YOUR TASK:
Search the material for the word "chart" and report each line where it turns up.

MATERIAL PROVIDED:
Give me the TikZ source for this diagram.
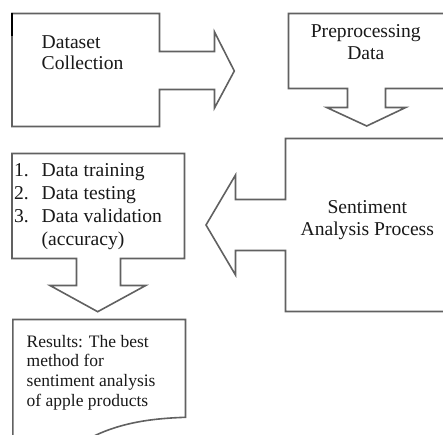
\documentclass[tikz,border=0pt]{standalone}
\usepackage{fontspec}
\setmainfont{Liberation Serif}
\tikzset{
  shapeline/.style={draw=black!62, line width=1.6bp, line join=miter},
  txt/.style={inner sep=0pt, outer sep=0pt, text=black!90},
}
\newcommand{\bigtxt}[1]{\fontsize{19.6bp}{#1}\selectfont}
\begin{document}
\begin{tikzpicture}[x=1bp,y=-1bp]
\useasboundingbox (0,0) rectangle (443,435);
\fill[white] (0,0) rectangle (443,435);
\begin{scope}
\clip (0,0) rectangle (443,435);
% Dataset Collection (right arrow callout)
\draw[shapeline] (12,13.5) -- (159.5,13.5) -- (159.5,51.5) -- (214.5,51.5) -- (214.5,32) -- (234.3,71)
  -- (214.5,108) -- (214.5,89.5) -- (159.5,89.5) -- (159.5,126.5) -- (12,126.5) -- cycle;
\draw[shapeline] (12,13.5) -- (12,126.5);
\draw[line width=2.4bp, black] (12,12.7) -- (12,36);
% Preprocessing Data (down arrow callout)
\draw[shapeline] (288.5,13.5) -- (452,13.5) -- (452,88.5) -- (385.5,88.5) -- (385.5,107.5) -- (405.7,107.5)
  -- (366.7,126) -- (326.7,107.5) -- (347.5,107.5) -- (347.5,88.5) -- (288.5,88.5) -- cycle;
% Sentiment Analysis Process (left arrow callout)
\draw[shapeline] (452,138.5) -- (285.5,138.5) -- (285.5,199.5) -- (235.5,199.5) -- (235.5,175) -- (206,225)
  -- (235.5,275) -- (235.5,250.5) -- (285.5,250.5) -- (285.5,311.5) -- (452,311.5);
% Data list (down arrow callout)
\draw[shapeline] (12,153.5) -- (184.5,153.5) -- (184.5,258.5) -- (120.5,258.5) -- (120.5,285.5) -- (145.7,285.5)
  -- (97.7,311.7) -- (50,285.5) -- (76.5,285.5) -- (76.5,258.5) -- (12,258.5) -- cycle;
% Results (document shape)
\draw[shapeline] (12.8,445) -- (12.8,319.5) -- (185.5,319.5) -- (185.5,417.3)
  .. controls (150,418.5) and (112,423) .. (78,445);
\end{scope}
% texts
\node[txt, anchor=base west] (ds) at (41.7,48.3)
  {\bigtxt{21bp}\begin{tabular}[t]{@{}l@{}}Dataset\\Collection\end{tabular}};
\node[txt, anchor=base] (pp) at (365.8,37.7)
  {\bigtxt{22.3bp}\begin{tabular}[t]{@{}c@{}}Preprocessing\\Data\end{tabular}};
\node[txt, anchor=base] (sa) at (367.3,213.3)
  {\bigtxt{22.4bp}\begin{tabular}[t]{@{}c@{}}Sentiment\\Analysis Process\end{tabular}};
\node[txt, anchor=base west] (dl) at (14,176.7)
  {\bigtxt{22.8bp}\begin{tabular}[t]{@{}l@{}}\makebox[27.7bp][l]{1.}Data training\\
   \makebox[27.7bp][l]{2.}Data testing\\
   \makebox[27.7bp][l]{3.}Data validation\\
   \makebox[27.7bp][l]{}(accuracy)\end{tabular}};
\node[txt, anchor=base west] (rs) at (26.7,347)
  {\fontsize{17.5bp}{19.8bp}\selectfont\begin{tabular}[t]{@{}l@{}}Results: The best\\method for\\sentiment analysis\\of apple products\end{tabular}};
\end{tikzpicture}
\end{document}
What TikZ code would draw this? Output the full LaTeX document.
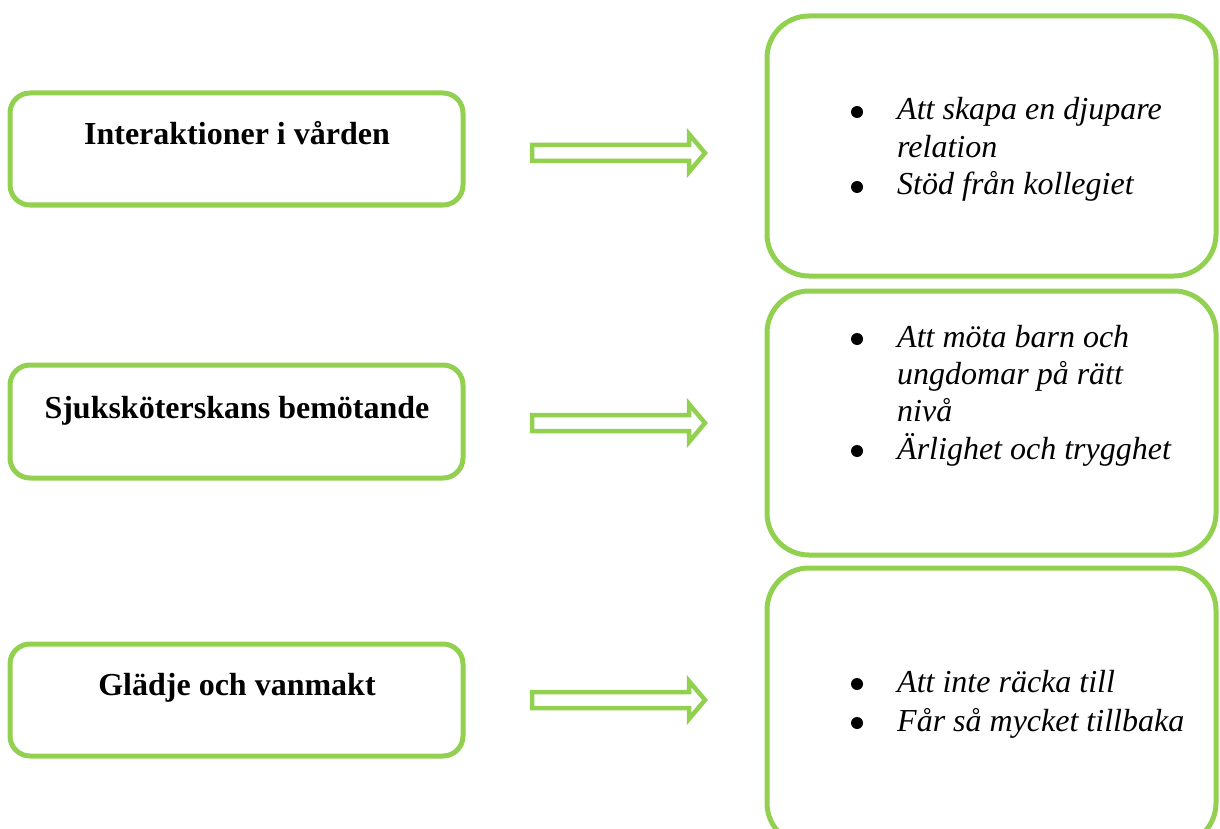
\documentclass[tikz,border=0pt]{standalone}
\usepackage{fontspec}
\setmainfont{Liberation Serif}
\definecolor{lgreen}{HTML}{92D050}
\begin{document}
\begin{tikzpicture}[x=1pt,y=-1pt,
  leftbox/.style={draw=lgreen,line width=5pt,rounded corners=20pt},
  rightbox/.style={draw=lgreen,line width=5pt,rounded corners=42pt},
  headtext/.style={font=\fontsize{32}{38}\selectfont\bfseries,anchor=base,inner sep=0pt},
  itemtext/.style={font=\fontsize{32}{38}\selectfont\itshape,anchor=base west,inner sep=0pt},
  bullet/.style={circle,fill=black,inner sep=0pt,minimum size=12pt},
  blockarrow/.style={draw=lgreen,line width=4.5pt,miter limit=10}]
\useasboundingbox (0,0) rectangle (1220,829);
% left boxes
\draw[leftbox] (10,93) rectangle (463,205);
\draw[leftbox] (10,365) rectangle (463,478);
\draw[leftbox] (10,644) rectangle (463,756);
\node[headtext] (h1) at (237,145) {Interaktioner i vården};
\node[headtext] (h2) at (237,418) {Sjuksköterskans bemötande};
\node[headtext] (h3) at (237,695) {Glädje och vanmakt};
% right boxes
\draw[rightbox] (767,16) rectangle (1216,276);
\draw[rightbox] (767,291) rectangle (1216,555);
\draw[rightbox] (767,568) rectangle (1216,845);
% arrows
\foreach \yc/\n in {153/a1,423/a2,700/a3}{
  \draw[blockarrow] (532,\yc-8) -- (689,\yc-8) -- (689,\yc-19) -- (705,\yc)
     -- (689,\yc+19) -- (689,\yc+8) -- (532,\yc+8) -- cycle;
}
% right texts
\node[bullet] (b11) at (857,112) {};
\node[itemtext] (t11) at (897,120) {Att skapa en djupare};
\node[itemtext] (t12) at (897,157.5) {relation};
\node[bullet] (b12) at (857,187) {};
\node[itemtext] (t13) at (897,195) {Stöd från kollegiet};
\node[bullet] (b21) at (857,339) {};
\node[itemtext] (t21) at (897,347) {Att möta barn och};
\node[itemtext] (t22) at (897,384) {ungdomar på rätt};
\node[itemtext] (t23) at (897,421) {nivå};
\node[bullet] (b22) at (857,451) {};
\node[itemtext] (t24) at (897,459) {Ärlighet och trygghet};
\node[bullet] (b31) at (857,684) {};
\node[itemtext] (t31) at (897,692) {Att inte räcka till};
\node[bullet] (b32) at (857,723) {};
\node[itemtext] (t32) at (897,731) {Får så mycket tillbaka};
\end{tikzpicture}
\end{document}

...

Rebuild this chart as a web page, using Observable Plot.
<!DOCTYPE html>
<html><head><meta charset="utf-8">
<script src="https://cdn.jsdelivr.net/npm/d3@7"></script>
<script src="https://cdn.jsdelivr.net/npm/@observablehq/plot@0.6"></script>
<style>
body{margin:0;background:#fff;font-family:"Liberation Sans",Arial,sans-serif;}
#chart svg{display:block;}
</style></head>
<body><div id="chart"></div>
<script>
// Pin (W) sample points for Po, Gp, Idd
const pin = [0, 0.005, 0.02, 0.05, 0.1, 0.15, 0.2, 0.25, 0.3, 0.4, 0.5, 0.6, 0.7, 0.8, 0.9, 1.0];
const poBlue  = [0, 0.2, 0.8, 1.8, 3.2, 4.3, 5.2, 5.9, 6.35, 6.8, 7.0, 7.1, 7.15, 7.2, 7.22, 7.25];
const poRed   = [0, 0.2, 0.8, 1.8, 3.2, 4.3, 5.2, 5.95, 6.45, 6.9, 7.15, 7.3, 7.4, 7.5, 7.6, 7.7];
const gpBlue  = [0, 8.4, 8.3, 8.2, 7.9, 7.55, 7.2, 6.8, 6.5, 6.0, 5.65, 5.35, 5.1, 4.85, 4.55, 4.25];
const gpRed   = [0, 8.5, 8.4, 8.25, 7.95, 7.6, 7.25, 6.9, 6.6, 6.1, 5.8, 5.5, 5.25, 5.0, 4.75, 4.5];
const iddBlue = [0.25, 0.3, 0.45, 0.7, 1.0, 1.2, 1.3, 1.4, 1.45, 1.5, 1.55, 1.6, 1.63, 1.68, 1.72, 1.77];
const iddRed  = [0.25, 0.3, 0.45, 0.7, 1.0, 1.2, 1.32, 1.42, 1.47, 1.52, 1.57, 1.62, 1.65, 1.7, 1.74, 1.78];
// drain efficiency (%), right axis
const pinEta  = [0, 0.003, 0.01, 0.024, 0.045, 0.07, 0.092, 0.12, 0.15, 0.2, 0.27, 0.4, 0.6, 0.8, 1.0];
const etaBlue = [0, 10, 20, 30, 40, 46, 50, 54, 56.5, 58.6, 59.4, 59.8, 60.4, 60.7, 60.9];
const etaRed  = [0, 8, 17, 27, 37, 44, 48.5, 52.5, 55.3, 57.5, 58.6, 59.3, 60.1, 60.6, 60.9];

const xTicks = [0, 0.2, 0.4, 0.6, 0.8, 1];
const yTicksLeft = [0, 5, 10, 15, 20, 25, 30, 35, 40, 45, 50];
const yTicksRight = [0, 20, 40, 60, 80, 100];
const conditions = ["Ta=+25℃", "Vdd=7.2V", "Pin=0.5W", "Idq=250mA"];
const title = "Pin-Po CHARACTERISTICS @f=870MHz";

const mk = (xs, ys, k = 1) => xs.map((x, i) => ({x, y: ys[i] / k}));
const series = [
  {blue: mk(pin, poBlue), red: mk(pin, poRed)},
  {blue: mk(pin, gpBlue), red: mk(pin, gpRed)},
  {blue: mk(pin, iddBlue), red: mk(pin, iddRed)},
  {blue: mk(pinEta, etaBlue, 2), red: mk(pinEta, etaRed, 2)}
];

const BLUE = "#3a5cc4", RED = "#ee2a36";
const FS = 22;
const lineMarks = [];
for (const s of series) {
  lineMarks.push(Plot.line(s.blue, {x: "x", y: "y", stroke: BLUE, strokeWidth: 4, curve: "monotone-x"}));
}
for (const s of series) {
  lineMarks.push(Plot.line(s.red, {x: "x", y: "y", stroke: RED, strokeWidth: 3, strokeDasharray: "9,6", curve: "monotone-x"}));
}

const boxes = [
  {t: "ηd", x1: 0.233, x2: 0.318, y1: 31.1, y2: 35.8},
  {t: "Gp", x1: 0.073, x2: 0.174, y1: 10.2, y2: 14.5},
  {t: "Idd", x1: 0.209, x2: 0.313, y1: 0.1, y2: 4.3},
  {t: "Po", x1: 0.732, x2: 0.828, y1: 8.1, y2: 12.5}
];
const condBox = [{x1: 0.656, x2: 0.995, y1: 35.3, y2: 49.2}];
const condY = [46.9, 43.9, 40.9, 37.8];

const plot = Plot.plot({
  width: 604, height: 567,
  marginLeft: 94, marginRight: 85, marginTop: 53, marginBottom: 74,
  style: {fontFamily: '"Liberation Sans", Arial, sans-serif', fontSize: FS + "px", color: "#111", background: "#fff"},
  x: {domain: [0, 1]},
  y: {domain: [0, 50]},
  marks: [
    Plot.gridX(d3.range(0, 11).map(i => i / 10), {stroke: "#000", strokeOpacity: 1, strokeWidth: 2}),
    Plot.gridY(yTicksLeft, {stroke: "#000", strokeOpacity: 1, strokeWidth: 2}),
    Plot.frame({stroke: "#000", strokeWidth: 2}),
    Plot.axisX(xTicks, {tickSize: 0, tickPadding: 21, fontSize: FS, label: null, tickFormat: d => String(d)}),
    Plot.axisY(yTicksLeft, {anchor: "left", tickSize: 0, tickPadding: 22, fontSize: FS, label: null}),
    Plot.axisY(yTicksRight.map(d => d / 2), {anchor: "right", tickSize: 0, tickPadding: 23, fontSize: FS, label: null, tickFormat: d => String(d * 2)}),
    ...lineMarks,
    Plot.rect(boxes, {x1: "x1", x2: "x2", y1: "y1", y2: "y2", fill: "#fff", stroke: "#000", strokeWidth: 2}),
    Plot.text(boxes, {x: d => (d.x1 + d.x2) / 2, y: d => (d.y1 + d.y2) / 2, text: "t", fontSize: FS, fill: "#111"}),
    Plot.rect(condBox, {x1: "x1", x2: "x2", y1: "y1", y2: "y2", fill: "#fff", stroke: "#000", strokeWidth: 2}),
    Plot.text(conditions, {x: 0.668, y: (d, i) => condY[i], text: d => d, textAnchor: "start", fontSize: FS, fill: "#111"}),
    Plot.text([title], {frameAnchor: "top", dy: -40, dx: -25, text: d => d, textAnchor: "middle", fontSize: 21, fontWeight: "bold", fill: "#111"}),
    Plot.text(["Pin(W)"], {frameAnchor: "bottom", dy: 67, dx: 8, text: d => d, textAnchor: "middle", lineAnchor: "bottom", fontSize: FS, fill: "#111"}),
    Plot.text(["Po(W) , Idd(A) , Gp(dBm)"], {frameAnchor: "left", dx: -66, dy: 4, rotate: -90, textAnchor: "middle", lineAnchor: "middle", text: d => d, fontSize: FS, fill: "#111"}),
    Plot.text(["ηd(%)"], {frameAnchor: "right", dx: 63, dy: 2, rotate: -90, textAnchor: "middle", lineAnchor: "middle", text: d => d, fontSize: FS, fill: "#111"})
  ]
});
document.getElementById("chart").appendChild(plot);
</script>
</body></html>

FINISHED TASK:
Rebuild this chart as a web page, using Observable Plot.
#chart svg{display:block;}
<body><div id="chart"></div>
document.getElementById("chart").appendChild(plot);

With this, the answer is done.